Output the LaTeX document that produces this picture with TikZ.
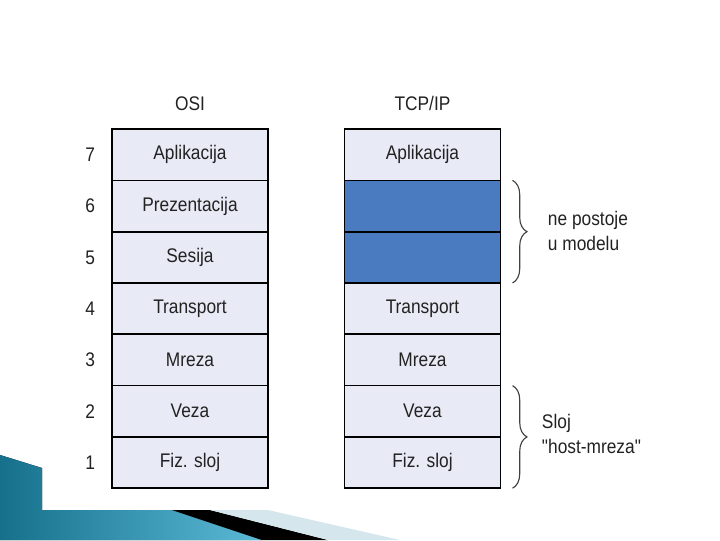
\documentclass[tikz,border=0pt]{standalone}
\usepackage{fontspec}
\setmainfont{Liberation Sans}[FakeStretch=0.88]
\newfontfamily\plainfont{Liberation Sans}[FakeStretch=0.88]
\usetikzlibrary{positioning, calc, decorations.pathreplacing}
\definecolor{layerFill}{HTML}{E8EBF6}
\definecolor{missBlue}{HTML}{4A7BC1}
\definecolor{textDark}{HTML}{222222}
\definecolor{tealDark}{HTML}{16708C}
\definecolor{tealLight}{HTML}{5BBAD6}
\definecolor{paleBlue}{HTML}{D5E6EC}

\begin{document}
\begin{tikzpicture}[x=0.025cm, y=-0.025cm,
    layer/.style={rectangle, draw=black, line width=1.2pt, fill=layerFill,
                  minimum width=3.9cm, minimum height=1.2825cm, outer sep=0pt,
                  inner sep=0pt, font=\fontsize{14}{16}\selectfont\color{textDark}},
    miss/.style={layer, fill=missBlue},
    num/.style={font=\fontsize{14}{16}\selectfont\color{textDark}, left=0.3cm of #1},
    head/.style={font=\fontsize{14}{16}\selectfont\color{textDark}, above=0.34cm of #1},
    side/.style={font=\fontsize{14}{18.4}\selectfont\color{textDark}, align=left, anchor=west},
    brace/.style={decorate, decoration={brace, amplitude=0.36cm}, line width=0.8pt,
                  draw=black!75},
  ]
    \useasboundingbox (0,0) rectangle (720,540);

    % decoration, bottom left
    \fill[left color=tealDark, right color=tealLight]
      (0,455) -- (42,468) -- (42,510) -- (172,510) -- (262,540) -- (0,540) -- cycle;
    \fill[black] (172,510) -- (210,510) -- (328,540) -- (262,540) -- cycle;
    \fill[paleBlue] (210,510) -- (268,510) -- (400,540) -- (328,540) -- cycle;

    % OSI
    \node[layer] (o7) at (190,154.7) {Aplikacija};
    \node[layer, below=0pt of o7] (o6) {Prezentacija};
    \node[layer, below=0pt of o6] (o5) {Sesija};
    \node[layer, below=0pt of o5] (o4) {Transport};
    \node[layer, below=0pt of o4] (o3) {Mreza};
    \node[layer, below=0pt of o3] (o2) {Veza};
    \node[layer, below=0pt of o2] (o1) {Fiz. sloj};
    \node[head=o7] (osi) {OSI};
    \foreach \i in {1,...,7}
      \node[num=o\i] (n\i) {\i};

    % TCP/IP
    \node[layer] (t7) at (422.5,154.7) {Aplikacija};
    \node[miss, below=0pt of t7] (t6) {};
    \node[miss, below=0pt of t6] (t5) {};
    \node[layer, below=0pt of t5] (t4) {Transport};
    \node[layer, below=0pt of t4] (t3) {Mreza};
    \node[layer, below=0pt of t3] (t2) {Veza};
    \node[layer, below=0pt of t2] (t1) {Fiz. sloj};
    \node[head=t7] (tcp) {TCP/IP};

    % braces
    \draw[brace] ($(t6.north east)+(12,0)$) -- ($(t5.south east)+(12,0)$);
    \node[side] (nema) at (543,231) {ne postoje\\u modelu};
    \draw[brace] ($(t2.north east)+(12,0)$) -- ($(t1.south east)+(12,0)$);
    \node[side] (host) at (537,434) {Sloj\\{\plainfont "host-mreza"}};
  \end{tikzpicture}
\end{document}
-*-
» **Task goal**
Pictures are excluded; output everything else in the data verbatim.

» **Result for this exercise**
Output the LaTeX document that produces this picture with TikZ.
\documentclass[tikz,border=0pt]{standalone}
\usepackage{fontspec}
\setmainfont{Liberation Sans}[FakeStretch=0.88]
\newfontfamily\plainfont{Liberation Sans}[FakeStretch=0.88]
\usetikzlibrary{positioning, calc, decorations.pathreplacing}
\definecolor{layerFill}{HTML}{E8EBF6}
\definecolor{missBlue}{HTML}{4A7BC1}
\definecolor{textDark}{HTML}{222222}
\definecolor{tealDark}{HTML}{16708C}
\definecolor{tealLight}{HTML}{5BBAD6}
\definecolor{paleBlue}{HTML}{D5E6EC}

\begin{document}
\begin{tikzpicture}[x=0.025cm, y=-0.025cm,
    layer/.style={rectangle, draw=black, line width=1.2pt, fill=layerFill,
                  minimum width=3.9cm, minimum height=1.2825cm, outer sep=0pt,
                  inner sep=0pt, font=\fontsize{14}{16}\selectfont\color{textDark}},
    miss/.style={layer, fill=missBlue},
    num/.style={font=\fontsize{14}{16}\selectfont\color{textDark}, left=0.3cm of #1},
    head/.style={font=\fontsize{14}{16}\selectfont\color{textDark}, above=0.34cm of #1},
    side/.style={font=\fontsize{14}{18.4}\selectfont\color{textDark}, align=left, anchor=west},
    brace/.style={decorate, decoration={brace, amplitude=0.36cm}, line width=0.8pt,
                  draw=black!75},
  ]
    \useasboundingbox (0,0) rectangle (720,540);

    % decoration, bottom left
    \fill[left color=tealDark, right color=tealLight]
      (0,455) -- (42,468) -- (42,510) -- (172,510) -- (262,540) -- (0,540) -- cycle;
    \fill[black] (172,510) -- (210,510) -- (328,540) -- (262,540) -- cycle;
    \fill[paleBlue] (210,510) -- (268,510) -- (400,540) -- (328,540) -- cycle;

    % OSI
    \node[layer] (o7) at (190,154.7) {Aplikacija};
    \node[layer, below=0pt of o7] (o6) {Prezentacija};
    \node[layer, below=0pt of o6] (o5) {Sesija};
    \node[layer, below=0pt of o5] (o4) {Transport};
    \node[layer, below=0pt of o4] (o3) {Mreza};
    \node[layer, below=0pt of o3] (o2) {Veza};
    \node[layer, below=0pt of o2] (o1) {Fiz. sloj};
    \node[head=o7] (osi) {OSI};
    \foreach \i in {1,...,7}
      \node[num=o\i] (n\i) {\i};

    % TCP/IP
    \node[layer] (t7) at (422.5,154.7) {Aplikacija};
    \node[miss, below=0pt of t7] (t6) {};
    \node[miss, below=0pt of t6] (t5) {};
    \node[layer, below=0pt of t5] (t4) {Transport};
    \node[layer, below=0pt of t4] (t3) {Mreza};
    \node[layer, below=0pt of t3] (t2) {Veza};
    \node[layer, below=0pt of t2] (t1) {Fiz. sloj};
    \node[head=t7] (tcp) {TCP/IP};

    % braces
    \draw[brace] ($(t6.north east)+(12,0)$) -- ($(t5.south east)+(12,0)$);
    \node[side] (nema) at (543,231) {ne postoje\\u modelu};
    \draw[brace] ($(t2.north east)+(12,0)$) -- ($(t1.south east)+(12,0)$);
    \node[side] (host) at (537,434) {Sloj\\{\plainfont "host-mreza"}};
  \end{tikzpicture}
\end{document}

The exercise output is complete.